The much awaited reports by two committees set up by the Government of India to review the technical, commercial, procedural and financial aspects of the controversial Antrix-Devas agreement, on the basis of which the former Indian Space Research Organisation Chairman, Madhavan Nair, and three other scientists were barred from holding government posts, was made public late on Saturday night.
An expose by The Hindu-Business Line on the Antrix-Devas agreement had highlighted several major lapses, with serious financial implications in the January 2005 agreement signed between Antrix, the marketing wing of ISRO and Devas Multimedia Pvt Ltd. The report of the High Powered Review Committee, comprising B.K. Chaturvedi, Member, Planning Commission and Professor Roddam Narasimha, Member, Space Commission appointed on 10th February 2011, reflects several of these concerns.
“The Space Commission and the Cabinet were not informed of the Antrix-Devas agreement or its implications for usage of spectrum for defence or security purposes,” the report states. The agreement provided for transponder leasing by Antrix to Devas for 90 percent of the satellite transponder capacity in S-Band. “Proposals of GSAT-6 or GSAT- 6A involving use of satellite capacity were never discussed in ICC [INSAT Coordiation Committee] nor authorised by it,” the Report states. “In the TAG [Technical Advisory Group], a brief mention was made in October, 2004 about the Antrix-Devas agreement but no approval was sought.”

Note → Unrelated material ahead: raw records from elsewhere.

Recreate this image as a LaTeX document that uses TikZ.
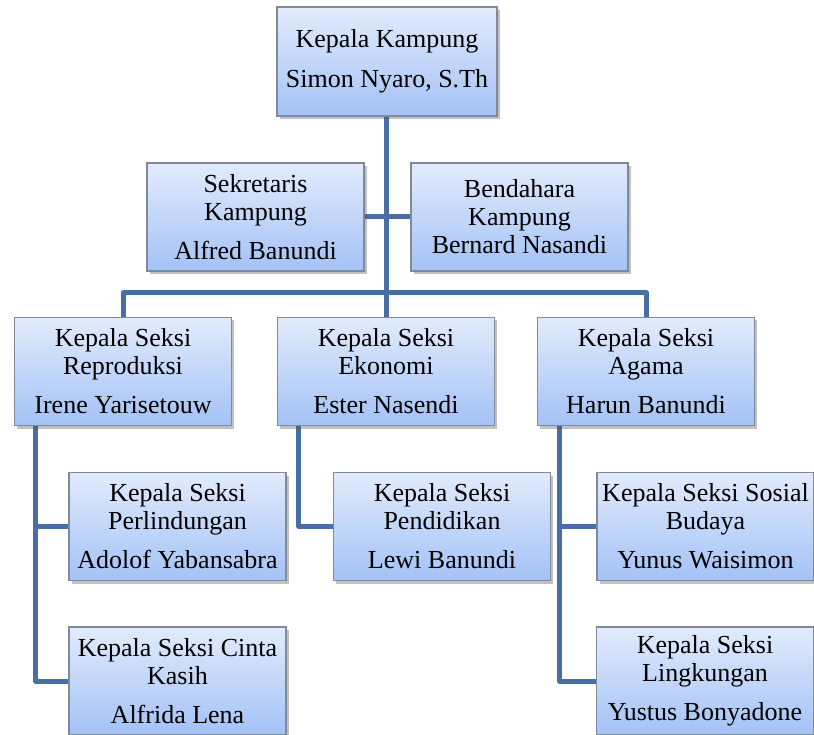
\documentclass[tikz,border=0pt]{standalone}
\usepackage{fontspec}
\setmainfont{Liberation Serif}
\usetikzlibrary{shadows}
\pgfdeclarelayer{background}
\pgfsetlayers{background,main}
\definecolor{linec}{RGB}{72,110,165}
\definecolor{boxtop}{RGB}{226,235,252}
\definecolor{boxbot}{RGB}{163,194,246}
\definecolor{boxline}{RGB}{128,138,152}
\tikzset{
  orgbox/.style={draw=boxline, line width=1.1pt, top color=boxtop, bottom color=boxbot,
    minimum width=217pt, minimum height=108pt, inner sep=0pt, align=center,
    font=\fontsize{26}{28}\selectfont,
    drop shadow={shadow xshift=2.5pt, shadow yshift=-3pt, opacity=0.35, fill=black!70}},
  conn/.style={draw=linec, line width=5pt, line join=round, line cap=butt}
}
\begin{document}
\begin{tikzpicture}[x=1pt,y=-1pt]
\useasboundingbox (0,0) rectangle (814,735);
\clip (0,0) rectangle (814,735);
\node[orgbox, minimum width=220pt, minimum height=109pt] (top) at (387,61.5) {Kepala Kampung\\[12pt]Simon Nyaro, S.Th};
\node[orgbox] (sek) at (255.5,217) {Sekretaris\\Kampung\\[11pt]Alfred Banundi};
\node[orgbox] (ben) at (519.5,217) {Bendahara\\Kampung\\Bernard Nasandi};
\node[orgbox] (rep) at (123,371.5) {Kepala Seksi\\Reproduksi\\[11pt]Irene Yarisetouw};
\node[orgbox] (eko) at (386,371.5) {Kepala Seksi\\Ekonomi\\[11pt]Ester Nasendi};
\node[orgbox] (aga) at (646,371.5) {Kepala Seksi\\Agama\\[11pt]Harun Banundi};
\node[orgbox] (perl) at (177.5,526.5) {Kepala Seksi\\Perlindungan\\[11pt]Adolof Yabansabra};
\node[orgbox] (pend) at (442,526.5) {Kepala Seksi\\Pendidikan\\[11pt]Lewi Banundi};
\node[orgbox] (sos) at (705.5,526.5) {Kepala Seksi Sosial\\Budaya\\[11pt]Yunus Waisimon};
\node[orgbox] (cinta) at (177.5,681) {Kepala Seksi Cinta\\Kasih\\[11pt]Alfrida Lena};
\node[orgbox] (ling) at (705,681) {Kepala Seksi\\Lingkungan\\[11pt]Yustus Bonyadone};
\coordinate (bus) at (386,293);
\begin{pgfonlayer}{background}
\draw[conn] (top.south -| eko.north) -- (eko.north);
\draw[conn] (sek.east) -- (ben.west);
\draw[conn] (rep.north) -- (rep.north |- bus) -- (aga.north |- bus) -- (aga.north);
\draw[conn] ([xshift=22pt]rep.south west) |- (perl.west);
\draw[conn] ([xshift=22pt]rep.south west) |- (cinta.west);
\draw[conn] ([xshift=22pt]eko.south west) |- (pend.west);
\draw[conn] ([xshift=23pt]aga.south west) |- (sos.west);
\draw[conn] ([xshift=23pt]aga.south west) |- (ling.west);
\end{pgfonlayer}
\end{tikzpicture}
\end{document}
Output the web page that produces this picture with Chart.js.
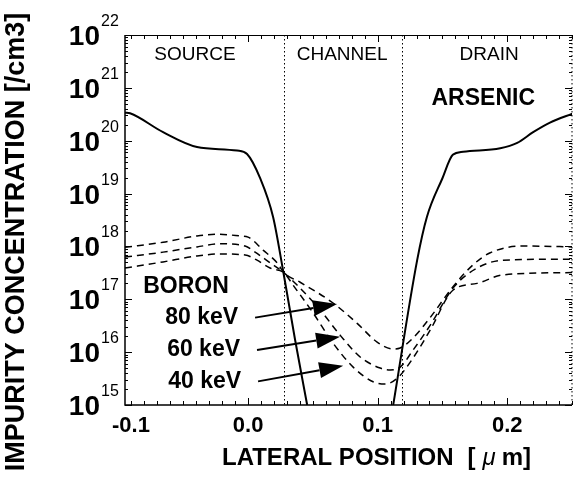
<!DOCTYPE html>
<html>
<head>
<meta charset="utf-8">
<script src="https://cdn.jsdelivr.net/npm/chart.js@4.4.0/dist/chart.umd.min.js"></script>
<style>
html, body { margin: 0; padding: 0; background: #fff; }
</style>
</head>
<body>
<canvas id="profileChart" width="574" height="485"></canvas>
<script>
// lateral position [um] and concentration [/cm3]
var arsenicX = [-0.095, -0.0911, -0.0656, -0.0394, -0.0085, -0.0008, 0.0093, 0.0193, 0.027, 0.0363, 0.0456, 0.08,
	0.112, 0.1305, 0.138, 0.150, 0.158, 0.166, 0.1946, 0.2077, 0.220, 0.233, 0.251];
var arsenicY = [3.4e20, 3.3e20, 1.45e20, 7.6e19, 6.5e19, 5.6e19, 1.95e19, 3.6e18, 3.5e17, 1.7e16, 1.0e15, null,
	1.0e15, 5.5e17, 3.6e18, 1.95e19, 5.4e19, 6.2e19, 7.2e19, 9.1e19, 1.45e20, 2.2e20, 3.3e20];

var boron80X = [-0.095, -0.0656, -0.0394, -0.0239, -0.0062, 0.0, 0.0116, 0.0224, 0.0278, 0.0402, 0.0656, 0.0842,
	0.0996, 0.112, 0.1174, 0.1274, 0.1405, 0.1583, 0.1737, 0.1869, 0.2124, 0.25];
var boron80Y = [9.6e17, 1.2e18, 1.58e18, 1.7e18, 1.58e18, 1.5e18, 8.5e17, 4.9e17, 3.16e17, 2.1e17, 8.5e16, 3.5e16,
	1.55e16, 1.15e16, 1.2e16, 1.86e16, 4.5e16, 1.75e17, 4.5e17, 7.6e17, 1.02e18, 9.8e17];

var boron60X = [-0.095, -0.0656, -0.0394, -0.0216, -0.0023, 0.0054, 0.0170, 0.0278, 0.0378, 0.0556, 0.0710, 0.0865,
	0.1019, 0.1097, 0.1174, 0.1274, 0.1405, 0.1583, 0.1768, 0.1969, 0.25];
var boron60Y = [6.3e17, 7.8e17, 9.8e17, 1.12e18, 1.02e18, 7.8e17, 4.9e17, 3.16e17, 1.86e17, 6.3e16, 2.1e16, 8.1e15,
	5.0e15, 4.6e15, 5.2e15, 1.1e16, 3.2e16, 1.65e17, 3.9e17, 5.5e17, 5.75e17];

var boron40X = [-0.095, -0.0656, -0.0394, -0.0216, -0.0023, 0.0069, 0.0170, 0.0278, 0.0347, 0.0502, 0.0656, 0.0811,
	0.0965, 0.1058, 0.1151, 0.1274, 0.1405, 0.1583, 0.1768, 0.1969, 0.25];
var boron40Y = [3.9e17, 5.1e17, 6.6e17, 7.2e17, 6.9e17, 5.5e17, 3.9e17, 3.16e17, 1.86e17, 5.5e16, 1.48e16, 5.2e15,
	2.75e15, 2.5e15, 3.2e15, 7.8e15, 2.6e16, 1.5e17, 2.0e17, 2.9e17, 3.2e17];

// axis ticks
var xTickValues = [-0.1, 0.0, 0.1, 0.2];
var xTickLabels = ['-0.1', '0.0', '0.1', '0.2'];
var yTickExps = ['15', '16', '17', '18', '19', '20', '21', '22'];

// annotations
var regionNames = ['SOURCE', 'CHANNEL', 'DRAIN'];
var regionX = [-0.041, 0.0726, 0.186];
var regionY = 4.2e21;
var dividerX = [0.028, 0.119];
var energyLabels = ['80 keV', '60 keV', '40 keV'];
var arrowFromX = [0.0054, 0.0069, 0.0077];
var arrowFromY = [4.5e16, 1.1e16, 2.8e15];
var arrowToX = [0.0687, 0.0710, 0.0734];
var arrowToY = [8.1e16, 1.95e16, 5.5e15];

var FONT = '"Liberation Sans", Arial, Helvetica, sans-serif';

function pts(xs, ys) {
	var out = [];
	for (var i = 0; i < xs.length; i++) {
		out.push({ x : xs[i], y : ys[i] });
	}
	return out;
}

function boronSet(xs, ys) {
	return {
		data : pts(xs, ys),
		showLine : true,
		borderColor : '#000',
		borderWidth : 1.5,
		borderDash : [ 7, 5 ],
		pointRadius : 0,
		cubicInterpolationMode : 'monotone',
		spanGaps : false
	};
}

var inkPlugin = {
	id : 'ink',
	beforeDatasetsDraw : function(chart) {
		var ctx = chart.ctx, a = chart.chartArea, xs = chart.scales.x;
		ctx.save();
		ctx.strokeStyle = '#000';
		ctx.lineWidth = 1;
		ctx.setLineDash([ 1.5, 2.5 ]);
		for (var i = 0; i < dividerX.length; i++) {
			var px = Math.round(xs.getPixelForValue(dividerX[i])) + 0.5;
			ctx.beginPath();
			ctx.moveTo(px, a.top);
			ctx.lineTo(px, a.bottom);
			ctx.stroke();
		}
		ctx.beginPath();
		ctx.moveTo(a.right, a.top);
		ctx.lineTo(a.right, a.bottom);
		ctx.stroke();
		ctx.restore();
	},
	afterDraw : function(chart) {
		var ctx = chart.ctx, a = chart.chartArea, xs = chart.scales.x, ys = chart.scales.y;
		var i, m, v, px, py;
		ctx.save();
		ctx.fillStyle = '#000';
		ctx.strokeStyle = '#000';

		// frame
		ctx.lineWidth = 1.5;
		ctx.beginPath();
		ctx.moveTo(a.left, a.top);
		ctx.lineTo(a.left, a.bottom);
		ctx.lineTo(a.right, a.bottom);
		ctx.stroke();
		ctx.lineWidth = 1;
		ctx.beginPath();
		ctx.moveTo(a.left, a.top + 0.5);
		ctx.lineTo(a.right, a.top + 0.5);
		ctx.stroke();

		// inward ticks
		ctx.beginPath();
		for (i = 15; i <= 22; i++) {
			py = Math.round(ys.getPixelForValue(Math.pow(10, i))) + 0.5;
			ctx.moveTo(a.left, py); ctx.lineTo(a.left + 7, py);
			ctx.moveTo(a.right, py); ctx.lineTo(a.right - 7, py);
			if (i < 22) {
				for (m = 2; m <= 9; m++) {
					py = Math.round(ys.getPixelForValue(m * Math.pow(10, i))) + 0.5;
					ctx.moveTo(a.left, py); ctx.lineTo(a.left + 3, py);
					ctx.moveTo(a.right, py); ctx.lineTo(a.right - 3, py);
				}
			}
		}
		for (i = -9; i <= 25; i++) {
			v = i / 100;
			px = Math.round(xs.getPixelForValue(v)) + 0.5;
			var len = (i % 10 === 0) ? 7 : 4;
			ctx.moveTo(px, a.bottom); ctx.lineTo(px, a.bottom - len);
			ctx.moveTo(px, a.top); ctx.lineTo(px, a.top + len);
		}
		ctx.stroke();

		// y tick labels 10^n
		ctx.textBaseline = 'alphabetic';
		for (i = 0; i < yTickExps.length; i++) {
			py = ys.getPixelForValue(Math.pow(10, Number(yTickExps[i])));
			ctx.font = 'bold 28px ' + FONT;
			ctx.textAlign = 'right';
			ctx.fillText('10', 100, py + 10);
			ctx.font = '16px ' + FONT;
			ctx.textAlign = 'left';
			ctx.fillText(yTickExps[i], 101, py - 9);
		}

		// x tick labels
		ctx.font = 'bold 22px ' + FONT;
		ctx.textAlign = 'center';
		for (i = 0; i < xTickValues.length; i++) {
			px = Math.max(xs.getPixelForValue(xTickValues[i]), a.left + 6);
			ctx.fillText(xTickLabels[i], px, a.bottom + 27);
		}

		// axis titles
		ctx.save();
		ctx.translate(17, 242);
		ctx.rotate(-Math.PI / 2);
		ctx.font = 'bold 27px ' + FONT;
		ctx.textAlign = 'center';
		ctx.textBaseline = 'middle';
		ctx.fillText('IMPURITY CONCENTRATION [/cm3]', 0, 0);
		ctx.restore();

		ctx.textAlign = 'left';
		var tx = 222, ty = 465;
		ctx.font = 'bold 24px ' + FONT;
		ctx.fillText('LATERAL POSITION', tx, ty);
		tx += ctx.measureText('LATERAL POSITION').width + 14;
		ctx.fillText('[', tx, ty);
		tx += ctx.measureText('[').width + 7;
		ctx.font = 'italic 24px ' + FONT;
		ctx.fillText('\u03bc', tx, ty);
		tx += ctx.measureText('\u03bc').width + 6;
		ctx.font = 'bold 24px ' + FONT;
		ctx.fillText('m]', tx, ty);

		// region names
		ctx.font = '19px ' + FONT;
		ctx.textAlign = 'center';
		ctx.textBaseline = 'middle';
		for (i = 0; i < regionNames.length; i++) {
			ctx.fillText(regionNames[i], xs.getPixelForValue(regionX[i]), ys.getPixelForValue(regionY));
		}

		// species labels
		ctx.font = 'bold 23px ' + FONT;
		ctx.fillText('ARSENIC', xs.getPixelForValue(0.1815), ys.getPixelForValue(6.2e20));
		ctx.textAlign = 'left';
		ctx.fillText('BORON', xs.getPixelForValue(-0.081), ys.getPixelForValue(1.7e17));

		// energy labels with arrows
		for (i = 0; i < energyLabels.length; i++) {
			var x0 = xs.getPixelForValue(arrowFromX[i]), y0 = ys.getPixelForValue(arrowFromY[i]);
			var x1 = xs.getPixelForValue(arrowToX[i]), y1 = ys.getPixelForValue(arrowToY[i]);
			ctx.textAlign = 'right';
			ctx.fillText(energyLabels[i], x0 - 17, y0);
			var ang = Math.atan2(y1 - y0, x1 - x0);
			var hl = 24, hw = 8;
			var bx = x1 - hl * Math.cos(ang), by = y1 - hl * Math.sin(ang);
			ctx.lineWidth = 2;
			ctx.beginPath();
			ctx.moveTo(x0, y0);
			ctx.lineTo(bx, by);
			ctx.stroke();
			ctx.beginPath();
			ctx.moveTo(x1, y1);
			ctx.lineTo(bx + hw * Math.sin(ang), by - hw * Math.cos(ang));
			ctx.lineTo(bx - hw * Math.sin(ang), by + hw * Math.cos(ang));
			ctx.closePath();
			ctx.fill();
		}
		ctx.restore();
	}
};

var ctx = document.getElementById('profileChart').getContext('2d');
var profileChart = new Chart(ctx, {
	type : 'scatter',
	data : {
		datasets : [ {
			data : pts(arsenicX, arsenicY),
			showLine : true,
			borderColor : '#000',
			borderWidth : 2,
			pointRadius : 0,
			cubicInterpolationMode : 'monotone',
			spanGaps : false
		}, boronSet(boron80X, boron80Y), boronSet(boron60X, boron60Y), boronSet(boron40X, boron40Y) ]
	},
	options : {
		responsive : false,
		animation : false,
		devicePixelRatio : 1,
		layout : {
			padding : { left : 125, right : 2, top : 35, bottom : 80 }
		},
		plugins : {
			legend : { display : false },
			tooltip : { enabled : false }
		},
		scales : {
			x : { type : 'linear', min : -0.095, max : 0.25, display : false },
			y : { type : 'logarithmic', min : 1e15, max : 1e22, display : false }
		}
	},
	plugins : [ inkPlugin ]
});
</script>
</body>
</html>
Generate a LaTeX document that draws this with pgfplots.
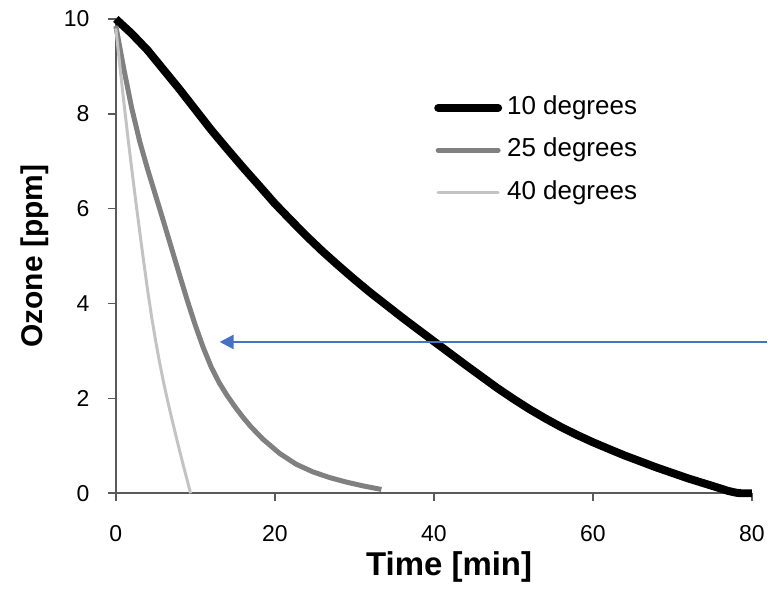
\documentclass[border=0pt]{standalone}
\usepackage{fontspec}
\setmainfont{Liberation Sans}
\usepackage{pgfplots}
\pgfplotsset{compat=1.18}
\usetikzlibrary{arrows.meta}

\definecolor{axisgray}{RGB}{90,90,90}
\definecolor{midgray}{RGB}{128,128,128}
\definecolor{palegray}{RGB}{195,195,195}
\definecolor{arrowblue}{RGB}{68,114,196}

\begin{document}
\begin{tikzpicture}
\begin{axis}[
    scale only axis,
    width=318.5pt, height=237.5pt,
    xmin=0, xmax=80, ymin=0, ymax=10,
    axis x line=bottom, axis y line=left,
    axis line style={-, draw=axisgray, line width=0.75pt},
    xtick={0,20,...,80}, ytick={0,2,...,10},
    tick align=outside,
    major tick length=4pt,
    tick style={draw=axisgray, line width=0.75pt},
    tick label style={font=\fontsize{11.5}{13}\selectfont},
    /pgf/number format/assume math mode=true,
    xticklabel style={anchor=base, inner sep=0pt, yshift=-20pt},
    yticklabel style={anchor=east, inner sep=0pt, xshift=-9pt},
    xlabel={Time [min]},
    ylabel={Ozone [ppm]},
    xlabel style={font=\bfseries\fontsize{16.5}{19}\selectfont,
        at={(axis description cs:0.524,-0.1726)}, anchor=base},
    ylabel style={font=\bfseries\fontsize{15}{18}\selectfont,
        at={(axis description cs:-0.1146,0.5)}, anchor=base},
    clip=false,
    legend image code/.code={\draw[#1, line cap=round] (2pt,0pt) -- (32pt,0pt);},
    legend style={draw=none, fill=none, at={(axis cs:40,7.23)}, anchor=west,
        inner sep=0pt, row sep=9.75pt, column sep=2.5pt,
        nodes={inner sep=0pt, text height=9pt, text depth=2.5pt,
            font=\fontsize{13}{15}\selectfont}},
    legend cell align=left,
]
% 10 degrees
\addplot[black, line width=4pt, line join=round] coordinates {
    (0,10) (2,9.69) (4,9.34) (6,8.93) (8,8.52) (10,8.09) (12,7.66)
    (14,7.26) (16,6.868) (18,6.49) (20,6.108) (22,5.76) (24,5.42)
    (26,5.10) (28,4.80) (30,4.51) (32,4.232) (34,3.97) (36,3.708)
    (38,3.455) (40,3.204) (42,2.954) (44,2.704) (46,2.46) (48,2.216)
    (50,1.99) (52,1.776) (54,1.58) (56,1.396) (58,1.23) (60,1.076)
    (62,0.935) (64,0.796) (66,0.67) (68,0.544) (70,0.428) (72,0.312)
    (74,0.208) (76,0.104) (77,0.05) (78,0.012) (78.6,0) (80,0)
};
\addlegendentry{10 degrees}
% 25 degrees
\addplot[midgray, line width=2.5pt, line join=round] coordinates {
    (0,9.85) (1,8.95) (2,8.12) (3,7.42) (4,6.83) (5,6.28) (6,5.73)
    (7,5.17) (8,4.61) (9,4.06) (10,3.54) (11,3.07) (12,2.66) (13,2.33)
    (14,2.06) (15,1.82) (16,1.60) (17,1.40) (18.5,1.14) (20.6,0.84)
    (22.7,0.61) (24.8,0.45) (26.9,0.33) (29,0.235) (31.1,0.155) (33.4,0.08)
};
\addlegendentry{25 degrees}
% 40 degrees
\addplot[palegray, line width=1.5pt, line join=round] coordinates {
    (0,9.8) (0.5,9.02) (1,8.26) (1.5,7.53) (2,6.84) (2.5,6.17) (3,5.52)
    (3.5,4.89) (4,4.28) (4.5,3.72) (5,3.22) (5.5,2.76) (6,2.34)
    (6.5,1.96) (7,1.6) (7.5,1.25) (8,0.91) (8.5,0.58) (9,0.26) (9.4,0)
};
\addlegendentry{40 degrees}

\draw[arrowblue, line width=1.2pt, -{Triangle[length=7pt,width=7pt]}]
    (axis cs:81.88,3.19) -- (axis cs:13.06,3.19);
\path (axis cs:-14.57,-1.916) rectangle (axis cs:81.88,10.4);
\end{axis}
\end{tikzpicture}
\end{document}
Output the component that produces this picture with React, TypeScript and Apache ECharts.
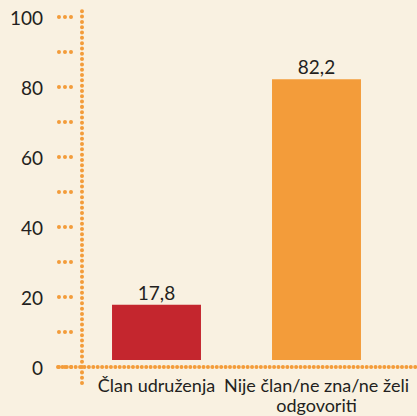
import React, { useEffect, useRef } from "react";
import * as echarts from "echarts";

const categories = ["Član udruženja", "Nije član/ne zna/ne želi\nodgovoriti"];
const values = [17.8, 82.2];
const barColors = ["#c4262e", "#f39c3a"];
const yTickLabels = ["0", "20", "40", "60", "80", "100"];

const FONT = "Lato, 'Open Sans', sans-serif";
const TEXT = "#231f20";
const ORANGE = "#f39c3a";

export default function App() {
  const ref = useRef<HTMLDivElement>(null);
  useEffect(() => {
    if (!ref.current) return;
    const chart = echarts.init(ref.current, undefined, { renderer: "svg" });
    const dots = (pitch: number, width: number) => ({
      color: ORANGE,
      width,
      type: [0.01, pitch] as any,
      cap: "round" as any,
    });
    const g = (o: any) => ({ ...o, containLabel: false, outerBoundsMode: "none" });
    chart.setOption({
      animation: false,
      backgroundColor: "#f9f1e1",
      grid: [
        g({ left: 76.5, right: 20.5, top: 17, bottom: 49 }),
        g({ left: 82, right: 20, top: 9, bottom: 33 }),
        g({ left: 71, right: 20, top: 17, bottom: 49 }),
        g({ left: 58, right: 0, top: 17, bottom: 49 }),
      ],
      xAxis: [
        {
          gridIndex: 0,
          type: "category",
          data: categories,
          axisLine: { show: false },
          axisTick: { show: false },
          axisLabel: {
            interval: 0,
            margin: 8,
            fontSize: 18,
            lineHeight: 20,
            color: TEXT,
            fontFamily: FONT,
          },
        },
        { gridIndex: 1, type: "value", show: false },
        { gridIndex: 2, type: "value", show: false },
        {
          gridIndex: 3,
          type: "value",
          axisLine: { show: true, lineStyle: dots(4.4, 4) },
          axisTick: { show: false },
          axisLabel: { show: false },
          splitLine: { show: false },
        },
      ],
      yAxis: [
        {
          gridIndex: 0,
          type: "value",
          min: 0,
          max: 100,
          interval: 10,
          show: false,
        },
        {
          gridIndex: 1,
          type: "value",
          min: 0,
          max: 100,
          axisLine: { show: true, lineStyle: dots(5.3, 4) },
          axisTick: { show: false },
          axisLabel: { show: false },
          splitLine: { show: false },
        },
        {
          gridIndex: 2,
          type: "value",
          min: 0,
          max: 100,
          interval: 10,
          axisLine: { show: false },
          axisTick: { show: true, length: 13, lineStyle: dots(6, 4) },
          axisLabel: {
            margin: 28,
            fontSize: 19,
            color: TEXT,
            fontFamily: FONT,
            formatter: (v: number) => (yTickLabels.includes(String(v)) ? String(v) : ""),
          },
          splitLine: { show: false },
        },
        {
          gridIndex: 3,
          type: "value",
          min: 0,
          max: 100,
          show: false,
        },
      ],
      series: [
        {
          type: "custom",
          xAxisIndex: 0,
          yAxisIndex: 0,
          data: values.map((v, i) => [i, v]),
          renderItem: (params: any, api: any) => {
            const idx = api.value(0);
            const v = api.value(1);
            const top = api.coord([idx, v]);
            const base = api.coord([idx, 0]);
            const w = api.size([1, 0])[0] * 0.556;
            const gap = 7;
            return {
              type: "group",
              children: [
                {
                  type: "rect",
                  shape: { x: top[0] - w / 2, y: top[1], width: w, height: base[1] - gap - top[1] },
                  style: { fill: barColors[params.dataIndex] },
                },
                {
                  type: "text",
                  style: {
                    text: String(v).replace(".", ","),
                    x: top[0],
                    y: top[1] - 3,
                    align: "center",
                    verticalAlign: "bottom",
                    fontSize: 19,
                    fontFamily: FONT,
                    fill: TEXT,
                  },
                },
              ],
            };
          },
        },
      ],
    });
    return () => chart.dispose();
  }, []);
  return (
    <div
      ref={ref}
      style={{ position: "absolute", left: 0, top: 0, width: 417, height: 416 }}
    />
  );
}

The report points out to several other lapses, stating that the Agreement “had several weaknesses,” that it was signed with a company that in January 2005 had a paid up share capital of only Rs. 1,00,000 and that “ISRO committed itself to launch of satellite incurring the risk of searching for alternative users if Devas failed to develop the technology for mobile services,” adding that “while ISRO was to invest about Rs. 800 crore in two satellites and their launches, it provided 90% of the satellite capacity for Devas, and the use of about 60 MHz of S-Band spectrum in the 2500-2690 MHz band.”
The report states that this spectrum allocation seems “disproportionately large considering that reportedly in the U.S., Korea and Japan, 20-25 MHz in this band had been used for similar services.” It states that the Chairman, Antrix Board/Secretary Department of Space, Director, SATCOM, ISRO, Member (Finance), Space Commission were “primarily responsible for the lapse.”
Subsequently, a five-member High-Level Team led by the former Central Vigilance Commissioner, Pratyusha Sinha, was asked by the government to examine the deal and fix responsibility for acts of omission or commission. “It is very clear that there has been serious lapses of judgement on the part of a number of officials,” their report stated. In the case of some officials, “their actions verged on the point of serious violation of norms and breach of public trust.”